O estudo, realizado por Anna Godoey e Michael Reich, economistas do Centro Sobre Dinâmica Salarial e Emprego da Universidade de Berkeley, sugere que uma proposta para aumentar o salário mínimo nos Estados Unidos para US$ 15 por hora até 2024 não reduziria as taxas de emprego, nem horas trabalhadas anuais ou semanais – o salário mínimo nacional atual é de US$ 7,25.
Em seu artigo, Godoey e Reich afirmam que aumentos de salário mínimo incluem aumentos de preços nos setores de restaurantes e varejo, que geralmente têm muitos postos de trabalho. Outro motivo, segundo eles, é o fato de que os trabalhadores com baixos salários, quando passam a receber mais, têm mais dinheiro para gastar e movimentar a economia.
De acordo com os pesquisadores, aumentos levam a um declínio na pobreza doméstica e infantil em áreas de baixa renda. “Nossas estimativas sugerem que um aumento de 10% no salário mínimo reduziria as taxas de pobreza das famílias em 0,7 a 0,9% nas áreas de maior impacto”, diz Godoey.
Salários mínimos mais altos também têm implicações na saúde da população, segundo estudo da publicação de saúde Health Affairs. A pesquisa aponta três mecanismos para isso: salários mais altos podem permitir que os trabalhadores tenham acesso a produtos e serviços que melhoram a saúde; resultam em maior satisfação no trabalho, o que melhoraria a saúde do trabalhador e ainda aumentam os incentivos econômicos para trabalhar mais horas, o que poderia melhorar ou prejudicar a saúde.
“Embora haja algum desacordo entre os economistas, um grande corpo de pesquisa sugere que os salários mínimos reduzem as taxas de pobreza”, dizem os autores da pesquisa, J. Paul Leigh e Juan Du.
Contras...
Apesar de haver benefícios em salários mínimos para a população mais pobre, debates no campo do livre mercado apontam que aumentá-lo pode ser prejudicial para empresas e até expulsá-las do mercado, afirma o professor de Macroeconomia da Universidade de Brasília (UnB), Roberto Ellery.
“Essa relação não é tão simples quanto parece. Do lado positivo, é garantir uma renda para os trabalhadores menos qualificados. O lado negativo é que, se o salário ficar muito alto, pode acabar expulsando todo esse pessoal do mercado. O que, obviamente, levaria a uma renda muito pior”, diz.
Segundo ele, no caso brasileiro, o salário mínimo funciona mais como uma barreira para mão de obra não qualificada e para pequenas empresas do que para aumento do bem estar. “O salário mínimo pode ter um efeito muito forte em gerar desemprego exatamente nas camadas mais pobres.
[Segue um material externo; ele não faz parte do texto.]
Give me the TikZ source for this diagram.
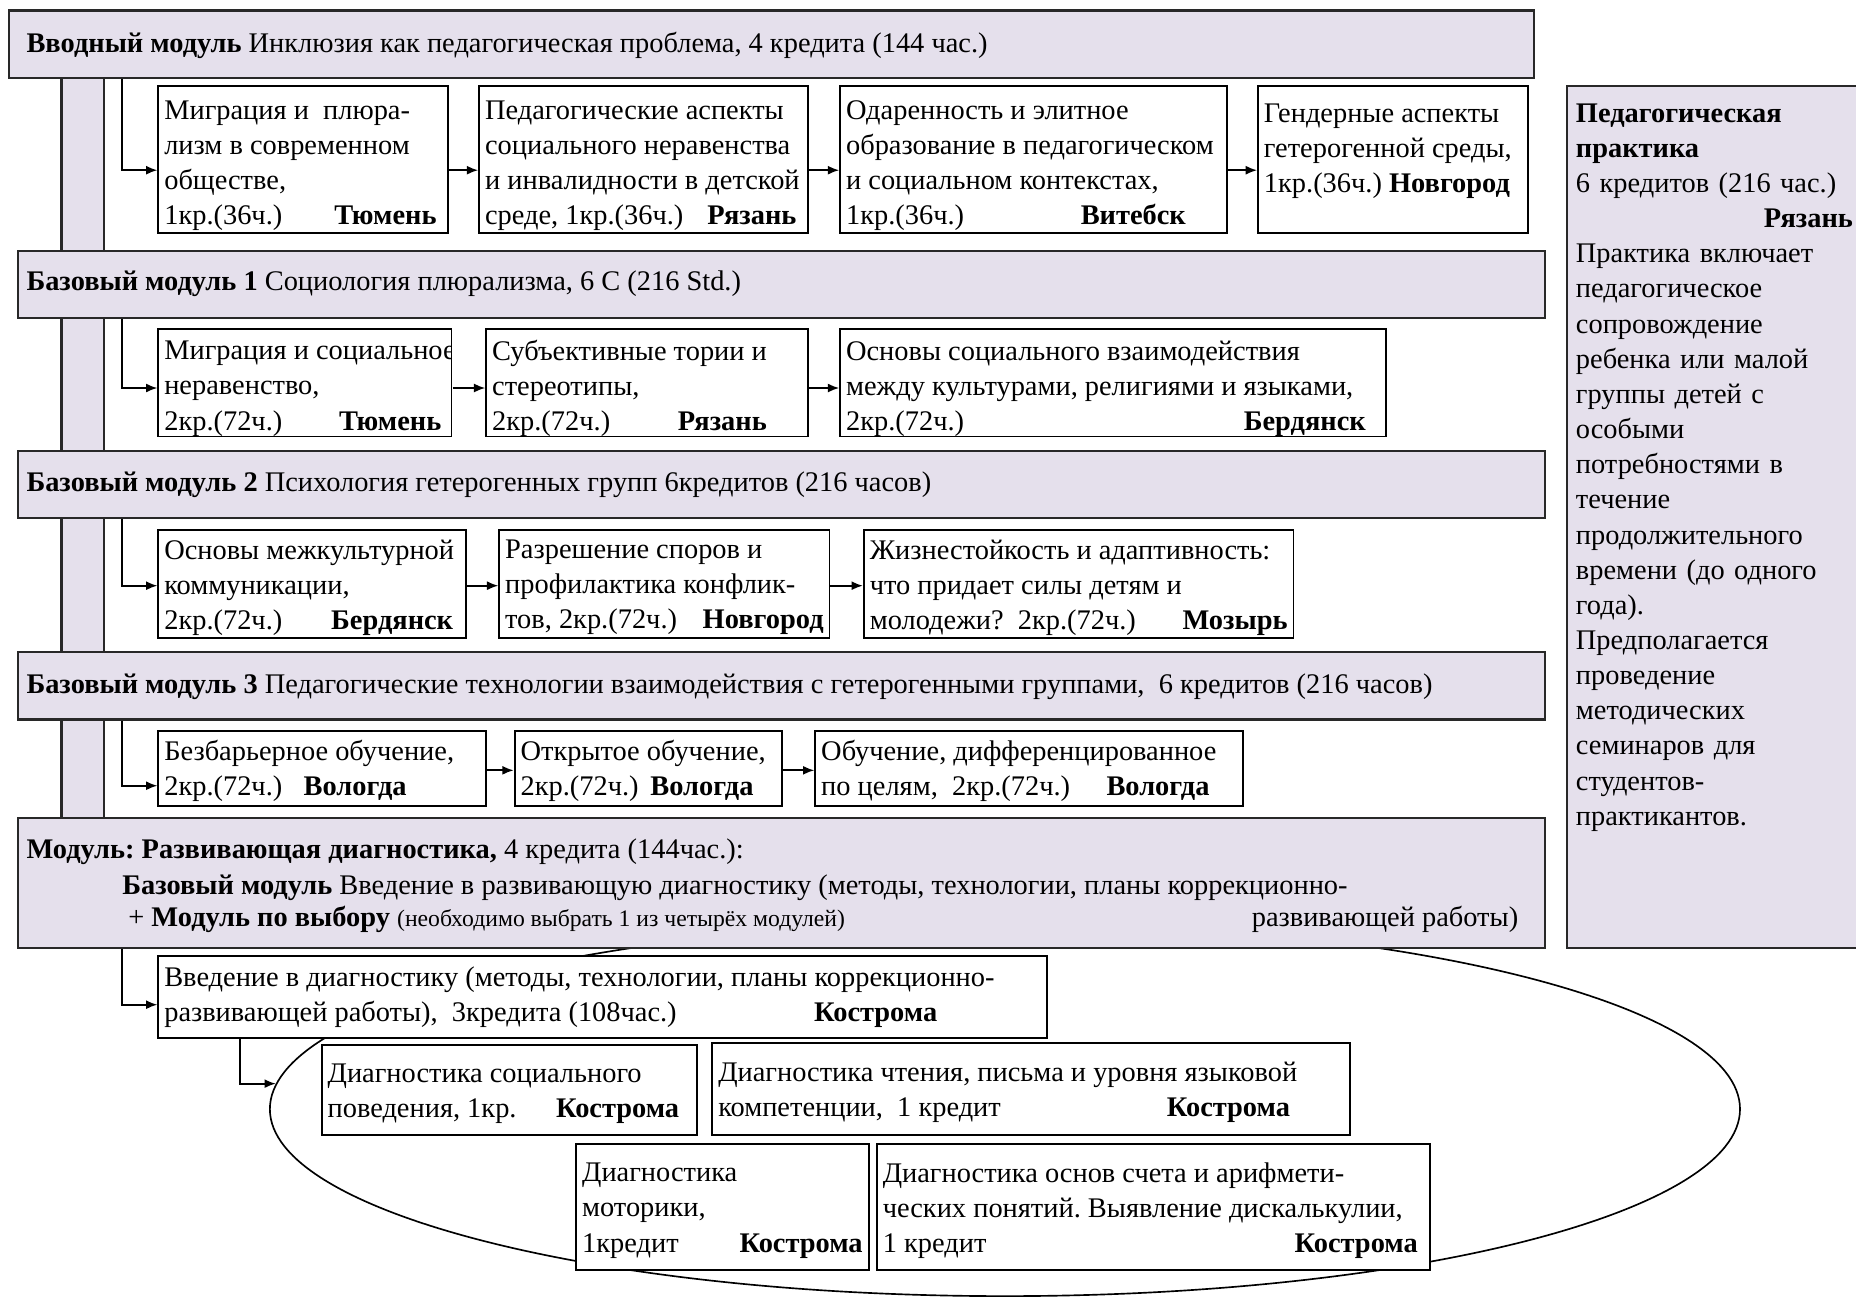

Porque eles não têm qualificação e preparo, não conseguem um nível de competitividade compatível com o salário mínimo. E então eles simplesmente ficam fora do mercado”, afirma.
Percepção
Levantamentos da empresa de pesquisas Mainstreet revelam que os pequenos empresários são contrários à determinação de um salário mínimo pelo governo. Quando questionados sobre sua opinião em relação ao salário mínimo, 82% das pequenas empresas disseram que o governo não deveria estabelecer as taxas salariais.
“O que pouco se pergunta e menos ainda se responde é quem é o governo ou aqueles por trás de tais legislações para falarem às pessoas por qual remuneração por hora eles devem trabalhar no mercado e quanto um empregador deve pagar a elas”, diz Richard M. Ebeling, Professor de Ética e Liderança de Livre Iniciativa na The Citadel em Charleston, Carolina do Sul, Estados Unidos.
“Liberdade exige que cada indivíduo tenha a possibilidade de decidir pacificamente como direcionar e planejar a própria vida e em associação voluntária com outros nas diversas áreas da sociedade. Eles não são livres quando o governo pode impor e ditar o salário com o qual um ser humano pode oferecer sua força de trabalho e como outro escolhe empregá-lo. Qualquer coisa diferente disso transforma todos em vítimas econômicas e ferramentas do controle coercitivo daqueles que controlam o governo”, acrescenta.
Além disso, no caso brasileiro, o salário mínimo está mais atrelado aos benefícios previdenciários, tendo mais influência sobre eles do que sobre os salários reais no mercado de trabalho.
Para Daniel Duque aproximadamente 15% dos ocupados no mercado de trabalho recebem um salário mínimo, contra cerca de 60% dos beneficiários de algum benefício da previdência. Somados, eles correspondem a cerca de 15% da população.
“Para combater a pobreza, o salário mínimo não funciona muito bem. O que funciona melhor são programas sociais, como o Bolsa Família, e políticas localizadas”, conclui.